У Лермонтова никакого разлада со временем не было. Он был удачником, баловнем и победителем, быстро и легко (вопреки юношеским болезненным предчувствиям) завоевавшим первое место на российском Парнасе. Им восхищались и «старшие» (Жуковский, Вяземский; раздражение Баратынского, уязвленного успехом «мальчишки», литературным фактом не стало), и молодые радикалы (в утверждении статуса Лермонтова немалую роль сыграли его публикации в «Отечественных записках» и еще большую — энергичнейшая поддержка Белинского), и московские славянофилы, и ревнивый Гоголь, и главный гонитель всего «живого и прогрессивного» Булгарин. Его роман читала вся грамотная Россия — от царской семьи (государыня уговорила супруга ознакомиться с «Героем…», факт этот куда выразительнее, чем совершенно понятная неприязнь Николая I к Печорину) до гостиного двора. Его стихи были с восторгом приняты публикой, равнодушно встречавшей поздние поэтические творенья Пушкина. У него не было и намека на любую разновидность того страшного феномена, что для удобства зовется «творческим кризисом»: шедевр следовал за шедевром (случайных опусов очень мало!), старые томительные замыслы либо обретали идеальную форму («Мцыри»), либо трезво «отменялись», вполне проявив свою «невоплотимую» природу (так сталось с «Демоном», которого автор не отдал в печать по своей воле). Он был принят в большом свете. (Чему не мешал, а скорее способствовал статус «пострадавшего».) Наконец, судя по ряду свидетельств, он уразумел, что его будущее — литература, перестал опасаться этой прежде казавшейся сомнительной стези (намерение выйти в отставку, план издания своего журнала, замысел большого романа о трех эпохах). Он то ли не верил в силу неприязни царя, то ли не придавал ей особого значения. И был прав — ибо жил в Российской империи, а не в большевистской деспотии.

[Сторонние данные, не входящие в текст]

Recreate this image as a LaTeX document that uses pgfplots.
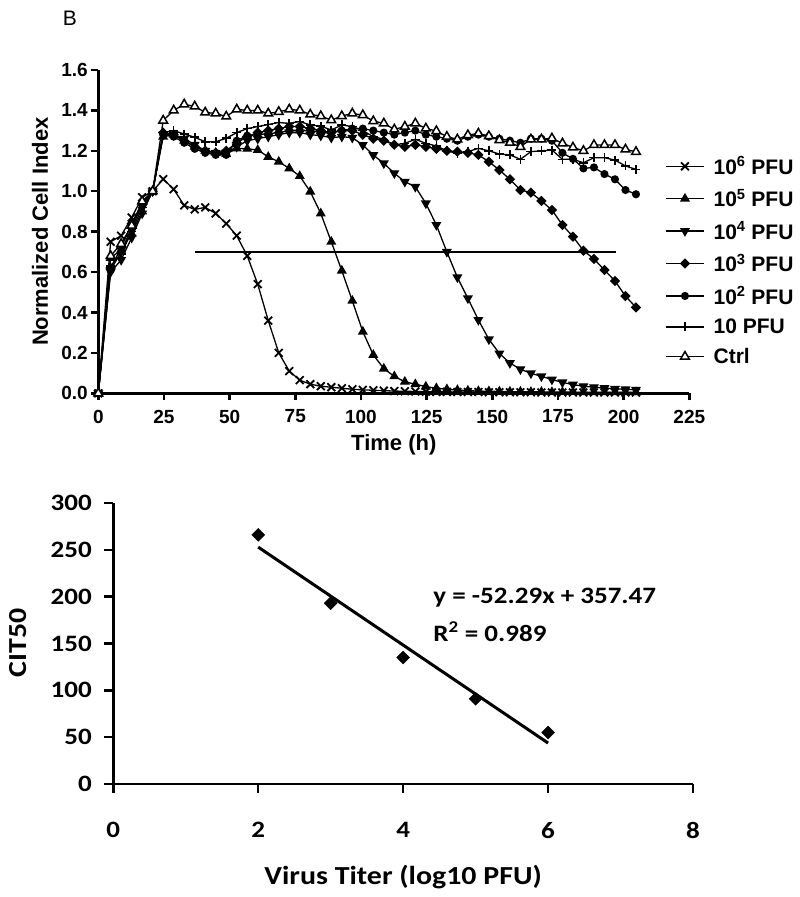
\documentclass[border=0pt]{standalone}
\usepackage{pgfplots}
\usepackage{pgfplotstable}
\pgfplotsset{compat=1.18}
\usepackage{fontspec}
\setmainfont{Liberation Sans}
\newfontfamily\calfont[FakeStretch=1.15]{Carlito}

\pgfplotstableread{
t     e6     e5     e4     e3     e2     e1     ctrl
0     0      0      0      0      0      0      0
4.7   0.75   0.67   0.60   0.62   0.61   0.63   0.68
8.7   0.78   0.71   0.66   0.72   0.70   0.69   0.74
12.7  0.87   0.79   0.77   0.84   0.82   0.80   0.83
16.7  0.97   0.90   0.89   0.94   0.93   0.92   0.95
20.7  1.00   1.00   1.00   1.00   1.00   1.00   1.00
24.7  1.06   1.27   1.28   1.29   1.28   1.29   1.35
28.7  1.01   1.28   1.28   1.28   1.27   1.30   1.40
32.7  0.93   1.25   1.26   1.25   1.24   1.283  1.43
36.7  0.91   1.22   1.23   1.22   1.21   1.267  1.42
40.7  0.92   1.20   1.20   1.20   1.19   1.245  1.39
44.7  0.89   1.19   1.19   1.19   1.18   1.245  1.385
48.7  0.84   1.184  1.19   1.20   1.18   1.262  1.37
52.7  0.78   1.212  1.22   1.24   1.25   1.29   1.405
56.7  0.68   1.21   1.25   1.27   1.275  1.31   1.40
60.7  0.54   1.204  1.26   1.29   1.28   1.32   1.40
64.7  0.36   1.17   1.27   1.30   1.285  1.33   1.385
68.7  0.20   1.146  1.28   1.31   1.29   1.34   1.393
72.7  0.11   1.113  1.29   1.32   1.30   1.336  1.405
76.7  0.065  1.075  1.29   1.32   1.30   1.345  1.40
80.7  0.045  0.998  1.28   1.31   1.30   1.328  1.38
84.7  0.035  0.89   1.275  1.30   1.29   1.322  1.372
88.7  0.03   0.75   1.265  1.29   1.29   1.303  1.352
92.7  0.025  0.607  1.27   1.30   1.30   1.328  1.372
96.7  0.02   0.458  1.265  1.30   1.31   1.32   1.385
100.7 0.017  0.305  1.229  1.28   1.31   1.30   1.377
104.7 0.015  0.19   1.179  1.26   1.30   1.27   1.347
108.7 0.013  0.122  1.138  1.25   1.29   1.257  1.336
112.7 0.011  0.084  1.089  1.23   1.28   1.229  1.306
116.7 0.010  0.057  1.047  1.22   1.29   1.237  1.32
120.7 0.009  0.045  1.022  1.23   1.30   1.257  1.336
124.7 0.008  0.033  0.94   1.22   1.28   1.237  1.311
128.7 0.007  0.025  0.833  1.21   1.27   1.224  1.298
132.7 0.007  0.02   0.70   1.20   1.26   1.20   1.27
136.7 0.006  0.016  0.574  1.196  1.25   1.187  1.257
140.7 0.006  0.013  0.47   1.19   1.27   1.196  1.278
144.7 0.006  0.011  0.363  1.18   1.28   1.212  1.286
148.7 0.005  0.010  0.267  1.146  1.27   1.20   1.273
152.7 0.005  0.009  0.197  1.105  1.26   1.184  1.253
156.7 0.005  0.008  0.15   1.059  1.25   1.18   1.24
160.7 0.005  0.008  0.119  1.006  1.24   1.158  1.22
164.7 0.005  0.007  0.099  0.993  1.26   1.196  1.257
168.7 0.004  0.007  0.084  0.952  1.26   1.20   1.257
172.7 0.004  0.006  0.068  0.907  1.25   1.204  1.262
176.7 0.004  0.006  0.054  0.833  1.19   1.158  1.237
180.7 0.004  0.006  0.043  0.775  1.16   1.158  1.217
184.7 0.004  0.005  0.035  0.706  1.113  1.141  1.20
188.7 0.004  0.005  0.03   0.665  1.118  1.166  1.229
192.7 0.004  0.005  0.026  0.61   1.085  1.166  1.229
196.7 0.004  0.005  0.022  0.556  1.059  1.154  1.229
200.7 0.004  0.005  0.02   0.481  1.006  1.125  1.207
204.7 0.004  0.005  0.018  0.425  0.985  1.108  1.195
}\kinetics

\pgfplotstableread{
x  y
2  266
3  193
4  135
5  91
6  55
}\citdata

\begin{document}
\begin{tikzpicture}
\begin{axis}[
  at={(98.3pt,503.7pt)}, anchor=south west,
  scale only axis, width=591pt, height=323.3pt,
  xmin=0, xmax=225, ymin=0, ymax=1.6,
  clip=false,
  axis lines=left,
  axis line style={-, line width=3pt, black},
  xtick={0,25,50,75,100,125,150,175,200,225},
  ytick={0,0.2,0.4,0.6,0.8,1.0,1.2,1.4,1.6},
  tick align=outside, major tick length=7pt,
  tick style={line width=2.5pt, black},
  /pgf/number format/assume math mode=true,
  ticklabel style={font=\fontsize{19}{22}\selectfont\bfseries},
  xticklabel style={yshift=-6pt},
  yticklabel style={/pgf/number format/.cd, fixed, fixed zerofill, precision=1},
  xlabel={Time (h)},
  xlabel style={at={(axis description cs:0.5,-0.16)}, anchor=center, font=\fontsize{22}{26}\selectfont\bfseries},
  ylabel={Normalized Cell Index},
  ylabel style={at={(axis description cs:-0.0986,0.5)}, anchor=center, font=\fontsize{22}{26}\selectfont\bfseries},
  legend style={at={(0.954,0.745)}, anchor=north west, draw=none, fill=none,
    font=\fontsize{21}{24}\selectfont\bfseries, row sep=9.2pt, column sep=7pt},
  legend cell align=left,
  legend image code/.code={\draw[mark repeat=2,mark phase=2,#1] plot coordinates {(0pt,0pt) (19pt,0pt) (38pt,0pt)};},
  every axis plot/.append style={line width=1.3pt, black},
]
\addplot[mark=x, mark size=5.5pt, mark options={line width=1.8pt}] table[x=t,y=e6] {\kinetics};
\addlegendentry{10\textsuperscript{6} PFU}
\addplot[mark=triangle*, mark size=4.5pt] table[x=t,y=e5] {\kinetics};
\addlegendentry{10\textsuperscript{5} PFU}
\addplot[mark=triangle*, mark size=4.5pt, mark options={rotate=180}] table[x=t,y=e4] {\kinetics};
\addlegendentry{10\textsuperscript{4} PFU}
\addplot[mark=square*, mark size=3pt, mark options={rotate=45}] table[x=t,y=e3] {\kinetics};
\addlegendentry{10\textsuperscript{3} PFU}
\addplot[mark=*, mark size=3.4pt] table[x=t,y=e2] {\kinetics};
\addlegendentry{10\textsuperscript{2} PFU}
\addplot[mark=+, mark size=4.5pt, mark options={line width=1.6pt}] table[x=t,y=e1] {\kinetics};
\addlegendentry{10 PFU}
\addplot[mark=triangle*, mark size=5pt, mark options={fill=white, line width=1.5pt}] table[x=t,y=ctrl] {\kinetics};
\addlegendentry{Ctrl}
\addplot[forget plot, line width=1.3pt] coordinates {(37,0.7) (197,0.7)};
\end{axis}

\node[font=\fontsize{21}{24}\selectfont] at (70pt,879pt) {B};

\begin{axis}[
  at={(113.3pt,113pt)}, anchor=south west,
  scale only axis, width=579.7pt, height=281pt,
  xmin=0, xmax=8, ymin=0, ymax=300,
  clip=false,
  axis lines=left,
  axis line style={-, line width=2.7pt, black},
  xtick={0,2,4,6,8},
  ytick={0,50,100,150,200,250,300},
  tick align=outside, major tick length=9pt,
  tick style={line width=2.5pt, black},
  /pgf/number format/assume math mode=true,
  ticklabel style={font=\calfont\fontsize{23.5}{27}\selectfont\bfseries},
  xticklabel style={yshift=-26pt},
  yticklabel style={xshift=-9pt},
  xlabel={Virus Titer (log10 PFU)},
  xlabel style={at={(axis description cs:0.5,-0.331)}, anchor=center, font=\calfont\fontsize{26}{30}\selectfont\bfseries},
  ylabel={CIT50},
  ylabel style={at={(axis description cs:-0.165,0.502)}, anchor=center, font=\calfont\fontsize{26}{30}\selectfont\bfseries},
]
\addplot[only marks, mark=square*, mark size=4.6pt, mark options={rotate=45, fill=black}, black] table[x=x,y=y] {\citdata};
\addplot[black, line width=3pt] coordinates {(2,252.89) (6,43.73)};
\node[anchor=west, font=\calfont\fontsize{23.5}{27}\selectfont\bfseries] at (axis cs:4.37,198.6) {y = -52.29x + 357.47};
\node[anchor=west, font=\calfont\fontsize{23.5}{27}\selectfont\bfseries] at (axis cs:4.37,162.3) {R\textsuperscript{2} = 0.989};
\end{axis}

\pgfresetboundingbox
\useasboundingbox (0,0) rectangle (800pt,897pt);
\end{tikzpicture}
\end{document}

Уезжать из Петербурга в апреле 1841 года было грустно. Но не слишком. Приличия требовали с отставкой повременить. Потянуть время — например, в приятном во всех отношении курортном Пятигорске, где можно вволю повеселиться, погусарствовать, пофлиртовать с милыми барышнями, поиграть в собственный модный роман, подразнить гусей…

Гений не имеет права так обращаться со своей жизнью и своим даром? Да он так и не хотел. Было ему двадцать шесть лет. Пушкин в этом возрасте не только дописывал «Бориса Годунова», но и готовился к не сулящему и намека на благой исход поединку с Толстым-Американцем. Там обошлось. Здесь — нет. Вечно печальная дуэль.